After recovering from the injury, Quitongo joined Annan Athletic following a trial on 4 January 2024, signing until the end of the season. He signed a one-year extension in June 2024. Annan announced his departure in May 2025.

Quitongo subsequently appeared for Clyde as a trialist in September and November 2025. By August 2026, he was playing for Caledonian Braves in the Lowland League West.

==Employment tribunal case==
In September 2021, while playing for Airdrieonians against Queen's Park at Firhill, Quitongo learned of an allegation that an Airdrieonians supporter had directed racist abuse towards him during the match.

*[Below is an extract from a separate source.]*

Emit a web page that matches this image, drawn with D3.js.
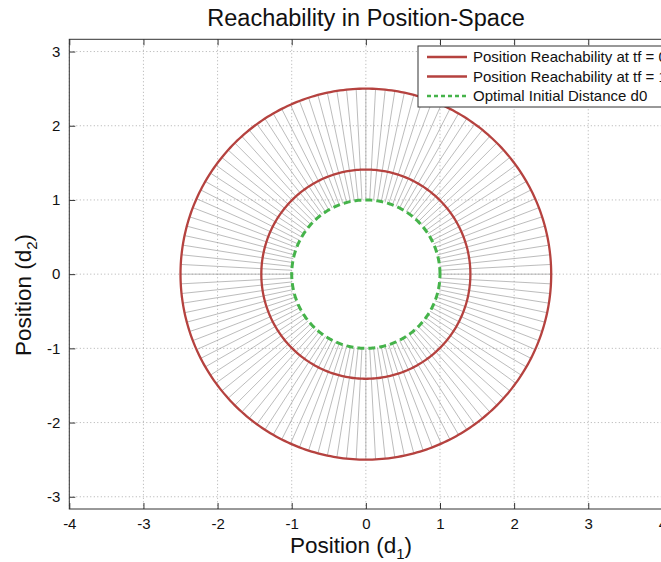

He reported the allegation to the club, which investigated it but subsequently said there was insufficient evidence to take further action.

Quitongo later brought claims against Airdrieonians and club director Paul Hetherington under the Equality Act 2010, alleging harassment and victimisation in relation to the club's handling of the matter. His case was supported by PFA Scotland and the Equality and Human Rights Commission. The employment tribunal dismissed his claims in November 2022.

Quitongo appealed. In December 2024, the Employment Appeal Tribunal held that the original tribunal had erred in law in dismissing one of his victimisation claims. Lord Fairley substituted a finding that Airdrieonians had victimised Quitongo, contrary to section 27 of the Equality Act 2010, by refusing to communicate with his agent after 16 October 2021. The question of remedy was remitted to the employment tribunal. The appeal tribunal also remitted one harassment issue for further findings, while rejecting four other harassment grounds of appeal.